自然のランダムさ…例えばホタルの乱舞や不規則に飛び交う流星群などは、意図せず写真に写ってしまっても「これが自然の美しさだよね」と納得できますが、多数衛星の夜空を5分も撮ったら、間違いなく「編み目状」に写ってしまい(下記囲み参照)、「美しいランダム」とは言いがたいでしょう。最初は面白いと思えても、次第にイラッときてしまいそう…。なお、もし光学的に問題ないほど暗かったとしても、電波観測の場合は深刻です。光ってなくても「全天が電波の鉄格子に囚われている」ことになるため、その隙間から深宇宙の微弱な電波を継続観測するなんてほぼ無理なのではないでしょうか。

5月20日夏の大三角撮影への影響
念のため、誤認しないよう加筆します。

「時々明るくなることを除けば、さほど影響ないのでは?」と思われる方もいらっしゃいます。

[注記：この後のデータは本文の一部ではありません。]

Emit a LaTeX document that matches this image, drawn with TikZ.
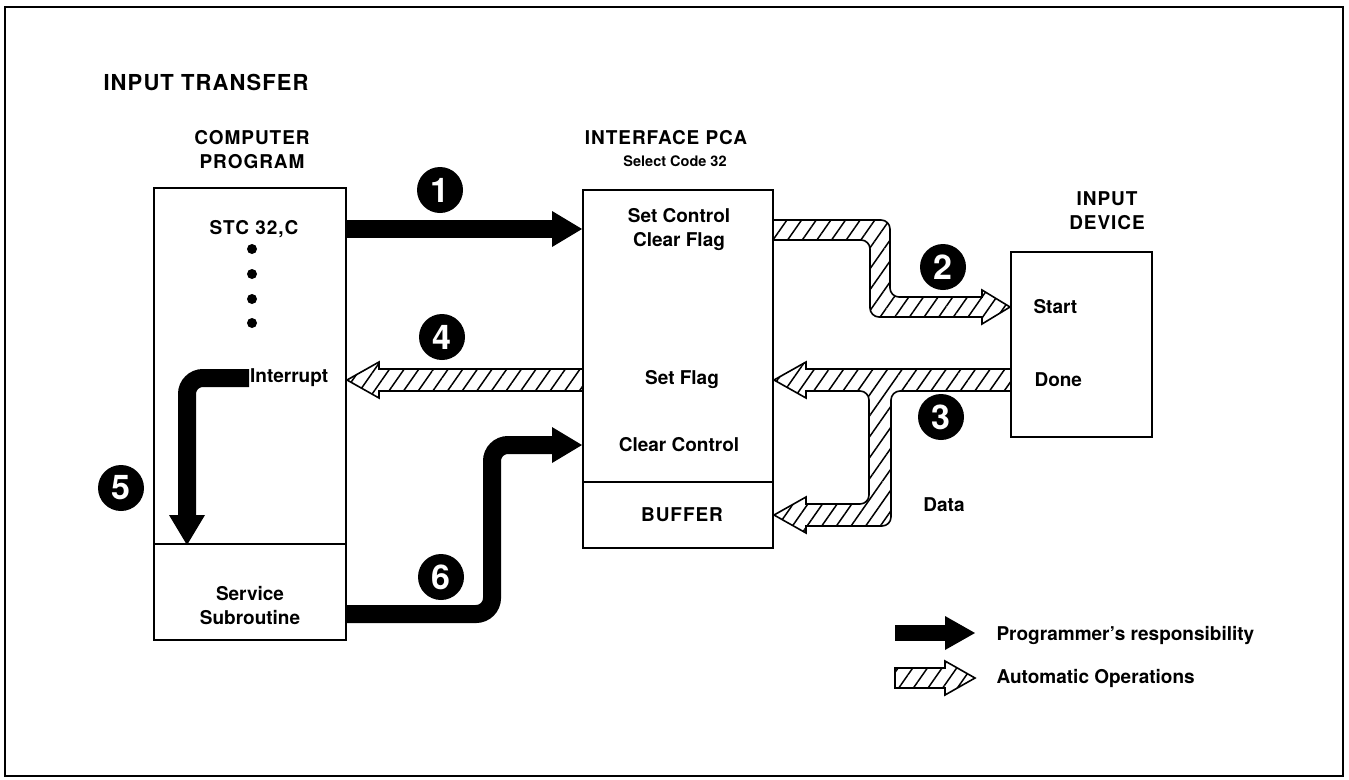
\documentclass[tikz,border=0pt]{standalone}
\usepackage{fontspec}
\setmainfont{TeX Gyre Heros}
\usetikzlibrary{calc,arrows.meta,patterns.meta}

\tikzset{
  box/.style={draw, line width=2pt, inner sep=0pt},
  lbl/.style={font=\fontsize{19}{24}\selectfont\bfseries, align=center},
  caps/.style={lbl, font=\fontsize{19}{24}\selectfont\bfseries\addfontfeature{LetterSpace=5}},
  small/.style={font=\fontsize{14.5}{17}\selectfont\bfseries},
  badge/.style={circle, fill=black, text=white, minimum size=46pt, inner sep=0pt,
    font=\fontsize{34}{34}\selectfont\bfseries},
  dot/.style={circle, fill=black, minimum size=10pt, inner sep=0pt},
  progarrow/.style={line width=18pt, -{Triangle[length=30pt,width=36pt,line width=0pt]}},
  autoarrow/.style={draw, line width=1.6pt,
    pattern={Lines[angle=55,distance=12pt,line width=1.5pt]}}
}

\begin{document}
\begin{tikzpicture}[x=1pt,y=-1pt]
\useasboundingbox (0,0) rectangle (1349,779);
\draw[line width=1.6pt] (5,7) rectangle (1343,776);

% headings
\node[caps, font=\fontsize{22}{24}\selectfont\bfseries\addfontfeature{LetterSpace=5}, anchor=west] (title) at (100,82) {INPUT TRANSFER};
\node[caps] (proghead) at (252,150) {COMPUTER\\PROGRAM};
\node[caps] (pcahead) at (666,138) {INTERFACE PCA};
\node[small] (selcode) at (675,161) {Select Code 32};
\node[caps] (devhead) at (1107,211) {INPUT\\DEVICE};

% boxes
\node[box, minimum width=192pt, minimum height=356pt] (prog) at (250,366) {};
\node[box, minimum width=192pt, minimum height=96pt] (sub) at (250,592) {};
\node[box, minimum width=190pt, minimum height=292pt] (pca) at (678,336) {};
\node[box, minimum width=190pt, minimum height=66pt] (buf) at (678,515) {};
\node[box, minimum width=141pt, minimum height=185pt] (dev) at (1081.5,344.5) {};

% texts in the boxes
\node[caps] (stc) at (254,229) {STC 32,C};
\foreach \y/\n in {249/1,274/2,299/3,323/4}
  \node[dot] (dot\n) at (252,\y) {};
\node[lbl, anchor=west, inner sep=1pt] (intr) at (249,378) {Interrupt};
\node[lbl] (subtxt) at (250,606) {Service\\Subroutine};
\node[lbl] (ctl) at (679,230) {Set Control\\Clear Flag};
\node[lbl] (sflag) at (682,380) {Set Flag};
\node[lbl] (clrctl) at (679,445) {Clear Control};
\node[caps] (buftxt) at (682,515) {BUFFER};
\node[lbl, anchor=west] (start) at (1030,307) {Start};
\node[lbl, anchor=west] (done) at (1031,380) {Done};
\node[lbl] (data) at (944,505) {Data};

% programmer's arrows
\draw[progarrow] (prog.east |- stc) -- (pca.west |- stc);
\draw[progarrow, rounded corners=16pt] (intr.west) -| ($(prog.south west)+(34,0)$);
\draw[progarrow, rounded corners=16pt] ($(sub.east)+(0,22)$) -- ++(145,0) |- (pca.west |- clrctl);

% automatic operations
\coordinate (s2) at (pca.east |- ctl);
\coordinate (t2) at (dev.west |- start);
\coordinate (k2) at ($(s2)+(106,0)$);
\path[autoarrow] ($(s2)+(0,-10)$) [rounded corners=9pt] -- ($(k2)+(10,-10)$)
  -- ($(k2 |- t2)+(10,-10)$) [sharp corners] -- ($(t2)+(-28,-10)$) -- ($(t2)+(-28,-17)$)
  -- (t2) -- ($(t2)+(-28,17)$) -- ($(t2)+(-28,10)$) [rounded corners=9pt]
  -- ($(k2 |- t2)+(-10,10)$) -- ($(k2)+(-10,10)$) [sharp corners] -- ($(s2)+(0,10)$);

\coordinate (s3) at (dev.west |- done);
\coordinate (t3) at (pca.east |- sflag);
\coordinate (u3) at (buf.east);
\coordinate (k3) at ($(s3)+(-130,0)$);
\path[autoarrow] ($(s3)+(0,-11)$) -- ($(t3)+(32,-11)$) -- ($(t3)+(32,-18)$) -- (t3)
  -- ($(t3)+(32,18)$) -- ($(t3)+(32,11)$) [rounded corners=9pt] -- ($(k3)+(-11,11)$)
  -- ($(k3 |- u3)+(-11,-11)$) [sharp corners] -- ($(u3)+(32,-11)$) -- ($(u3)+(32,-18)$)
  -- (u3) -- ($(u3)+(32,18)$) -- ($(u3)+(32,11)$) [rounded corners=9pt]
  -- ($(k3 |- u3)+(11,11)$) -- ($(k3)+(11,11)$) [sharp corners] -- ($(s3)+(0,11)$);

\coordinate (s4) at (pca.west |- sflag);
\coordinate (t4) at (prog.east |- sflag);
\path[autoarrow] ($(s4)+(0,-11)$) -- ($(t4)+(32,-11)$) -- ($(t4)+(32,-18)$) -- (t4)
  -- ($(t4)+(32,18)$) -- ($(t4)+(32,11)$) -- ($(s4)+(0,11)$);

% step numbers
\node[badge] (n1) at (440,190) {1};
\node[badge] (n2) at (943,267) {2};
\node[badge] (n3) at (941,417) {3};
\node[badge] (n4) at (442,337) {4};
\node[badge] (n5) at (121,488) {5};
\node[badge] (n6) at (441,577) {6};

% legend
\node[lbl, anchor=west] (lprog) at (993,635) {Programmer's responsibility};
\node[lbl, anchor=west] (lauto) at (993,678) {Automatic Operations};
\coordinate (lp) at ($(lprog.west)+(-98,-2)$);
\draw[progarrow, line width=16pt, -{Triangle[length=30pt,width=34pt,line width=0pt]}]
  (lp) -- ($(lprog.west)+(-18,-2)$);
\coordinate (la) at ($(lauto.west)+(-98,0)$);
\coordinate (lb) at ($(lauto.west)+(-18,0)$);
\path[autoarrow] ($(la)+(0,-10)$) -- ($(lb)+(-30,-10)$) -- ($(lb)+(-30,-17)$) -- (lb)
  -- ($(lb)+(-30,17)$) -- ($(lb)+(-30,10)$) -- ($(la)+(0,10)$) -- cycle;
\end{tikzpicture}
\end{document}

シミュレーション通りになるとも限りませんが、点像の図で見た場合は星空と一体化してしまうため「影響を軽めに感じてしまう」錯覚もあるでしょう。

左画像は「5月20日の明け方に昇ってきた夏の大三角を5分間撮影する」という前提で衛星の影響を描いた図。衛星は大げさに描いてありますが、淡い天の川や散光星雲などを写すカメラだと間違いなく写ってしまうでしょう。写真の場合はこんなふうに線像になるのですが、この画像を見てどう感じますか?私なら…どん引きするなぁ。

下図は、記事に出てきた1150km衛星群(黄色表示)のみを使い、太陽光の影響が強まる夏至のひと晩で衛星位置がどう遷移するか描いたもの。真夜中でも北天は交通渋滞ですね。繰り返しますが「止まってる点像ではなく、2分も経たない間隔で次から次へと衛星が来る」のです。また「夏以外なら影響はない」ということでもありません。冬至の頃でも日出や日没から数時間マージンを置かなければ衛星光が低空エリアに落ち着いてくれないのは夏と一緒。「画像処理テクニックで消せるから大丈夫」といったレベルの話ではないように思えるのですが…。「見えなければ(写真に写らなければ)どうってことない」と言うのは視覚偏重の誤った考え方です。

  • 20200621日没90分後

    A.2020年6月21日・日没90分後
  • 20200622真夜中0:00

    B.2020年6月22日・真夜中0:00
  • 20200622日出90分前

    C.2020年6月22日・日出90分前


【2019.5.31メモ】
今まで描画に使っていたステラナビゲーターver8は衛星の日照判定に不備があることが分かったため、ver10で再描画して差し替えました。ご了承ください。